◆ **Brief**
Beginning with the first line of the data below, extract each line up to and including the one containing "import plotly.graph_objects as go". Copy them exactly and add nothing.

◆ **Supplied material**
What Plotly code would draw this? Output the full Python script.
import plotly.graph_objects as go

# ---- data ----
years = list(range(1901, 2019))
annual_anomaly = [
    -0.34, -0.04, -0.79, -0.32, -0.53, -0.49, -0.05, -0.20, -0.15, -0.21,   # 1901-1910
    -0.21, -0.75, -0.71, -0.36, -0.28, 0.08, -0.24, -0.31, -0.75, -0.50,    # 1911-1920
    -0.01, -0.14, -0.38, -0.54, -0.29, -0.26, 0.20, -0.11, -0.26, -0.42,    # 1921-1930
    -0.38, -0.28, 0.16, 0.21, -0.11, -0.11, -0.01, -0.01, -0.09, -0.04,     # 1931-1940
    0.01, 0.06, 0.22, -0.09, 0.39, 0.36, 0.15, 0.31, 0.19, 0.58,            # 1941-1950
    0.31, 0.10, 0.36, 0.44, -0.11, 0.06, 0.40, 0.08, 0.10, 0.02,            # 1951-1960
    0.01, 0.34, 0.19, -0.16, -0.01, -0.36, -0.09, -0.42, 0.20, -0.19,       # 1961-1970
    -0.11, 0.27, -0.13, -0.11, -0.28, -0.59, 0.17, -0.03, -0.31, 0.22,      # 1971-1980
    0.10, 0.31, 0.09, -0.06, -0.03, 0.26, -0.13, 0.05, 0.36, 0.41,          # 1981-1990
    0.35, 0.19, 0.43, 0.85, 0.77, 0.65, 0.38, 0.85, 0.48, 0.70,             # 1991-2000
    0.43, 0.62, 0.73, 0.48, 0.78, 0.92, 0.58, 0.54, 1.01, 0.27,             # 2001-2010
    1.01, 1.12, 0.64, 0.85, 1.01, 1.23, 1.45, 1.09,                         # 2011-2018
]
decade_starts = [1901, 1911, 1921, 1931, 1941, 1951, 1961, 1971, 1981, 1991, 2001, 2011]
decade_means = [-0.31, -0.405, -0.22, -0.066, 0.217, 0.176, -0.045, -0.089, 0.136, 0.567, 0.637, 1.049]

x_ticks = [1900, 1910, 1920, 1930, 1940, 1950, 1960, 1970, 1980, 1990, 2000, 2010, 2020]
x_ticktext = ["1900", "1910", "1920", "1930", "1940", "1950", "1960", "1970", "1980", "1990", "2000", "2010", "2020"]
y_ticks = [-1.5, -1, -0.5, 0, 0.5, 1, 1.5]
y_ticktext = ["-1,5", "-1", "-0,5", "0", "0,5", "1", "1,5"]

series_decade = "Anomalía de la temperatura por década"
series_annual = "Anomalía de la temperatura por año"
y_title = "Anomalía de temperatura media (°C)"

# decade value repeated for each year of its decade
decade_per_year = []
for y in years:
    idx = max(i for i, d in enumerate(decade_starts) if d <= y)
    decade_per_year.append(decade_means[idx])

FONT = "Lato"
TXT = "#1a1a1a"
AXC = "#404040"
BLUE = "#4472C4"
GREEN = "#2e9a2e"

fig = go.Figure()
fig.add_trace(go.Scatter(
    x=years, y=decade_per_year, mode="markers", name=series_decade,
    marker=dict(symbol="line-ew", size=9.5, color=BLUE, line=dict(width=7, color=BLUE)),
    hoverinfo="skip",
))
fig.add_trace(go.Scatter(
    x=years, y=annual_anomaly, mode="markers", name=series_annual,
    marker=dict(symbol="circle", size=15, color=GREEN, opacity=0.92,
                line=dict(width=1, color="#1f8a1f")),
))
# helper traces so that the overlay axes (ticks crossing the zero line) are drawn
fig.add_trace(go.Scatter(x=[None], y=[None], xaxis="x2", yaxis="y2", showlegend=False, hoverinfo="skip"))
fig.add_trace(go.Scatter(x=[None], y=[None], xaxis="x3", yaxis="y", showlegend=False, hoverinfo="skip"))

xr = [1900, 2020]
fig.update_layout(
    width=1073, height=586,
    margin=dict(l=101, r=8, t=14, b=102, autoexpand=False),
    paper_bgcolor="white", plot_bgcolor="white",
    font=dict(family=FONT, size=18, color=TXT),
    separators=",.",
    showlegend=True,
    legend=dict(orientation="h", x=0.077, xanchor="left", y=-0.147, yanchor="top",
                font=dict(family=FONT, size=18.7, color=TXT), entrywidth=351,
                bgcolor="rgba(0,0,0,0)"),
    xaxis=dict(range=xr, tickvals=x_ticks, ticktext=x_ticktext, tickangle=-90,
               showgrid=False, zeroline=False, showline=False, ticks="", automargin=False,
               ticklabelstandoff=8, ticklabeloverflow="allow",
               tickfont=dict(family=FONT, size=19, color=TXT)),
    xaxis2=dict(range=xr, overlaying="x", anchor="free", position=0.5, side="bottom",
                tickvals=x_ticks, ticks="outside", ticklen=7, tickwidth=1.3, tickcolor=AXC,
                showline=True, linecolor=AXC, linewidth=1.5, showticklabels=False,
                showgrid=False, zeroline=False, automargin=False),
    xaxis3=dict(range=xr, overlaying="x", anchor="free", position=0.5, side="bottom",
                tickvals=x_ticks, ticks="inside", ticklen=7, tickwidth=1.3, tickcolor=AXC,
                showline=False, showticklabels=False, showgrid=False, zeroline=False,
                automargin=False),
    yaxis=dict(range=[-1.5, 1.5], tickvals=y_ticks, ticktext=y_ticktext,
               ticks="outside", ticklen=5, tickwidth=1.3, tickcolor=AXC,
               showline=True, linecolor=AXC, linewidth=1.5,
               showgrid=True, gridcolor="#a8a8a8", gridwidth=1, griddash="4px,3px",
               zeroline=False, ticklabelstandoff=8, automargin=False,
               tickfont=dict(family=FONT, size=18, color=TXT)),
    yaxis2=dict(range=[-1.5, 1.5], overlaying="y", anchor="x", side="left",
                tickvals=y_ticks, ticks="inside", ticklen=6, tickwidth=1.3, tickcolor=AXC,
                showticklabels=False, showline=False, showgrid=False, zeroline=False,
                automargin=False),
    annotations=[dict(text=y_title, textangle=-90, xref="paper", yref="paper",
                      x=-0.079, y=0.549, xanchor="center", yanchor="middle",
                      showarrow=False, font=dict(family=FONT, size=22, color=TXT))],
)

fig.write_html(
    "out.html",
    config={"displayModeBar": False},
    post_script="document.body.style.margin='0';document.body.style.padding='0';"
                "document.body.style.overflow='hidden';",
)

◆ **Task solution**
What Plotly code would draw this? Output the full Python script.
import plotly.graph_objects as go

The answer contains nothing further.